Wednesday, November 19, 2008

Passion and Process in Marriage and God

This week's scriptures are Song of Songs 2:8-17 and Revelation 21:1-4.

We're going to have the pleasure on Sunday of being part of Barbara and Jim Jordan renewing their wedding vows as part of our worship service. I hope we'll all turn out to celebrate with them.

It also gives us the opportunity to look a the ways in which scripture has used courtship and marriage as images and metaphors for the relationship of God to God's people.

From Hosea to the Song of Songs to the book of Revelation we are presented with pictures that bring the ups and downs, the passionate longing, and the daily challenges of the marriage relationship into focus as a way of looking at God's desire for us. It's a little embarrassing to look at how often God's people are referred to as an unfaithful wife and God equated to the injured husband.

All that being said, I think there are two particular places where we can take the marriage metaphor and see something important about our relationship to God; the first is explicit in scripture and the second is implicit. And I'm going to maintain that while at it's worst, marriage can mar our understanding of God's love; at it's best, our relationship with our spouse can be a vehicle that God uses to teach us incredible things about God's self.

The first place where the marriage image has something to say to us is in the area of passion. The Song of Songs is about the longing ache of two lovers for one another. They seek each other through the streets at night. They sing songs about the beauty of the other's body. They openly proclaim their lusty desire for one another. This is how God feels about us. God desires a relationship with you and me with a longing so strong that its closest expression is in the longing of one lover for the body of another. It is this powerful longing that takes Jesus to the cross; a longing so great that God would endure death to see that longing fullfilled. But the second part of this is equally important: we were created with an equal longing for God. St. Augustine's famous "our hearts are restless til they find their rest in Thee" is a pale expression of the desire that I believe we are born with for a passionate, earthshaking relationship with our Lover/Creator/God.
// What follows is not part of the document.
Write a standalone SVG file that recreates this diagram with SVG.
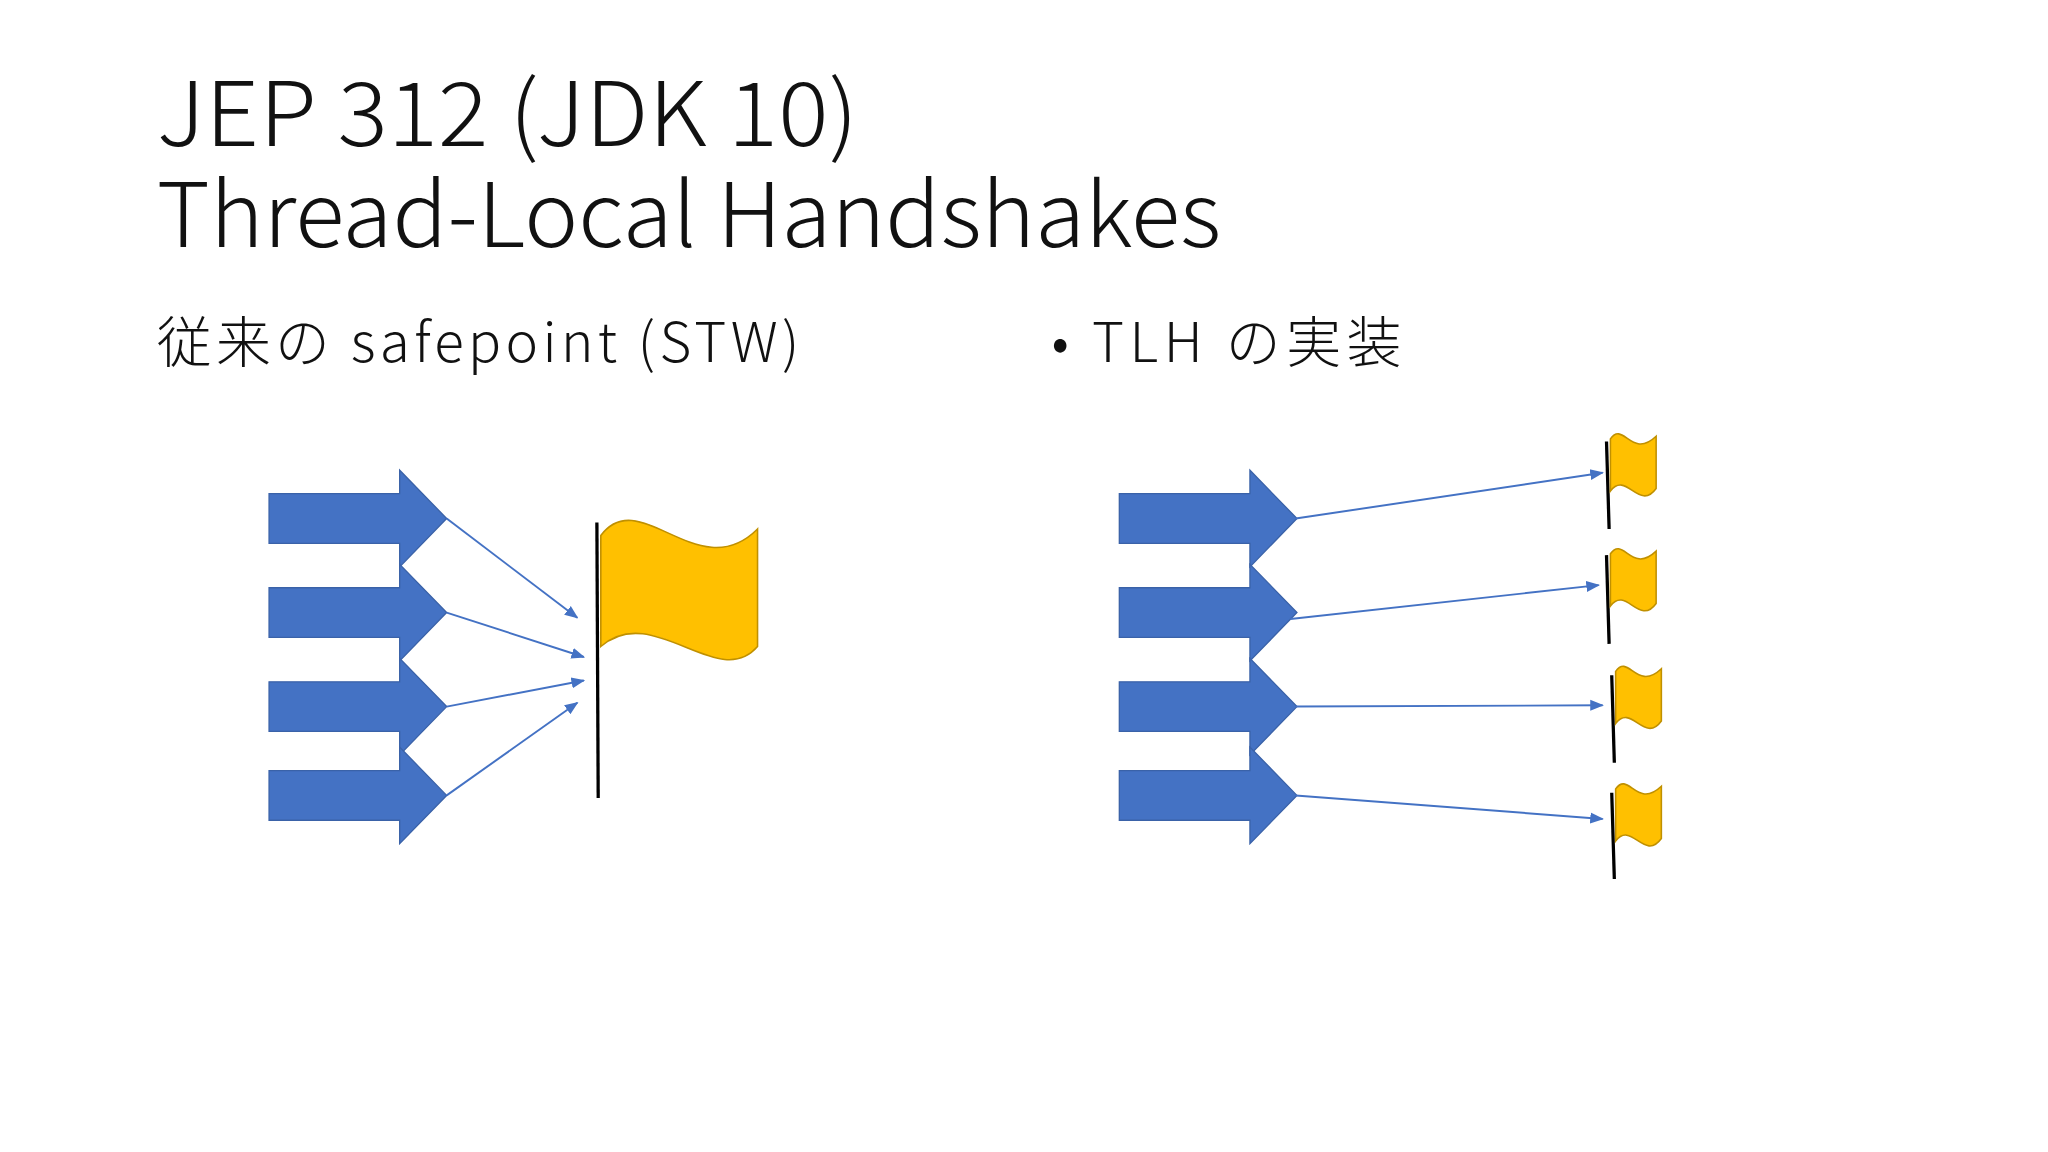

The problem is that while God's passionate desire for us does not change; ours often does. The wounds and pains of this life often bend and warp our desires. Fear can make us apprehensive about believing that anyone-especially God-could possibly love us in all our naked frailty and flaws. But the longing never goes away. One of the things I devotely believe is that at the heart of every bent, warped, addictive (chose your phrase) desire is the true desire for relationship with God. This is why the famous psychiatrist Carl Jung wrote to Bill W. (founder of A.A.) that he would not ever get sober without a "spiritual awakening." The Good News in all this is that God never stops desiring us; and we are always reaching (even in wounded ways) for God.

This brings us to the second part of the marriage image...and that is process. Those of us who have been married for a while...and I'm sure that Barbara and Jim would agree...know that being married is a process. We go through changes that we never imagined. We 'fall' in and out of love...and back in again...with our spouse over and over and over. The relationship opens us up to places in ourselves that we didn't even know were there. We wound and are wounded. We heal and are healed. And as time goes on we find that where we once needed something to do, somewhere to go, something to entertain us; now, more and more it is the sound of their voice, the awareness of their presence that gives us the greatest comfort and the deepest joy. Give us enough time together and many of us (I'm told) start to look alike.

The process of our relationship to God is a lot like this as well. It is a growing thing. We fail, we re-connect, we grow, we discover new things about ourself and about God. Til, hopefully, we find a measure of peace and comfort in the experience of God's presence, and a deep joy in the daily living in that Presence.

And maybe....just time goes on, we start to 'look' alike.

Hope to see you Sunday.


Anonymous said...

I didn't know that Carl Jung had a relationship with the founder of A.A. - let alone one that contributed to its principles.

I also liked the reminder that EVERYTHING is a process - we're never done, even though there are many institutions in life that would have us think we are.

I like the idea of us 'looking' more like God as our relationship grows, too.